Unfortunately, debt collectors do sometimes break the law when trying to collect debts from individuals. If a debt collector harasses you, engages in unfair or deceptive practices, or does not follow other requirements set out in state and federal laws, you can file a complaint and/or take legal action.

File a Complaint With State Agencies

If you believe a debt collector has broken the law, a good first step is to file a complaint with the Florida Attorney General’s office. This is a pretty straightforward process. You’ll provide your contact information and some information about the debt collector. 

You can also file a complaint online with the Florida Office of Financial Regulation and the Florida Department of Agriculture and Consumer Services

File a Lawsuit in State Court

You may also be able to sue the debt collector in state court in the county where the violation occurred or where the alleged violator works. You must bring a lawsuit for violation of the Florida Consumer Collection Practices Act within two years of the date the violation occurred.

If your lawsuit is successful, you may be eligible for actual damages, statutory damages of up to $1,000, punitive damages, and attorney fees and court costs.

You can also look into filing a lawsuit for FDCPA violations in state or federal court. It may be useful to get legal advice and hire an experienced attorney to represent you. If you win the case, their fees should be covered.

What Is the Statute of Limitations for Debt Collection in Florida?

Statute of Limitations

Consumer debts backed by written contracts have a statute of limitations of five years. The same timeline applies for open-ended credit accounts, like credit cards. Consumer debts based on oral contracts have a four-year statute of limitations.

The debt contract you signed when you took out a credit card or loan likely outlines when the account is considered in default. This often comes as a missed or late payment and a certain period of time (e.g., 30, 60, or 90 days). This is usually when the statute of limitations begins for the debt.

If you’re contacted about an old debt, be careful about what you say to the debt collector. If you make a payment on the debt, the statute of limitations may be restarted. Read Upsolve’s statute of limitations article to learn more about how these laws work and what your rights are.

What Debt Collectors Can Do To Collect Debt in Florida

Though they can't harass you, debt collectors can contact you via phone, mail, or even your social media accounts. If they can't reach you to deal with the debt, they may decide to sue you.

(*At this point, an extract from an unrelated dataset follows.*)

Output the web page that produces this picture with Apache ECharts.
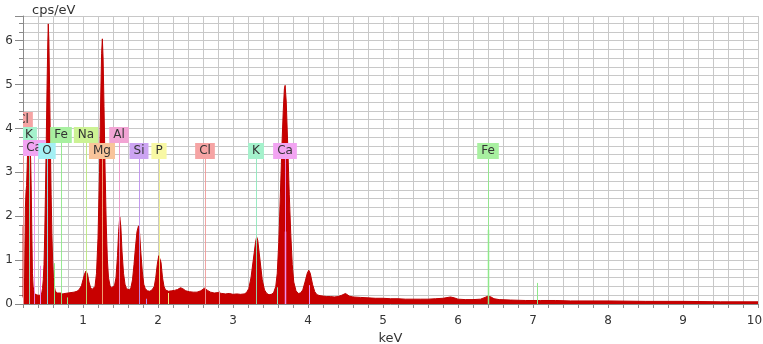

If they win the court case, they can get a court judgment to garnish your wages, take money from your bank account, or put a lien on any property you owe. If a debt collector get a court order for wage garnishment, they are limited in how much of your paycheck they can take. To learn more read our guide on Florida wage garnishment laws.

If you get sued, you may be temped to ignore the case and hope it goes away. Unfortunately, this isn't likely work. If you don't answer the court summons or appear for scheduled hearings, you will probably lose by default. If you're facing a debt collection lawsuit, the most important thing you can do is answer the summons and seek legal help if you need it. Learn more in our guide to answering a court summons for debt in Florida.

Need Help With Debt Relief? Here Are Some Options

Many Americans are struggling with overwhelming debt. Consumer bankruptcy filing are up in 2023, and so is the amount of total consumer debt. The good news is that help is available and there are several debt-relief options.

If you want to learn more about which of these options can work best for you, schedule a free appointment with a consumer credit counselor. These trained professionals work at nonprofit credit counseling agencies whose mission is to help folks deal with their debt, learn to budget, and get their finances on track.

The credit counselor will talk to you about options like a debt management plan, debt consolidation, and bankruptcy. Filing bankruptcy is a serious measure, but it brings tremendous relief and a financial fresh start to thousands of people each year. To learn more, read our article: What is Chapter 7 Bankruptcy & Should I File?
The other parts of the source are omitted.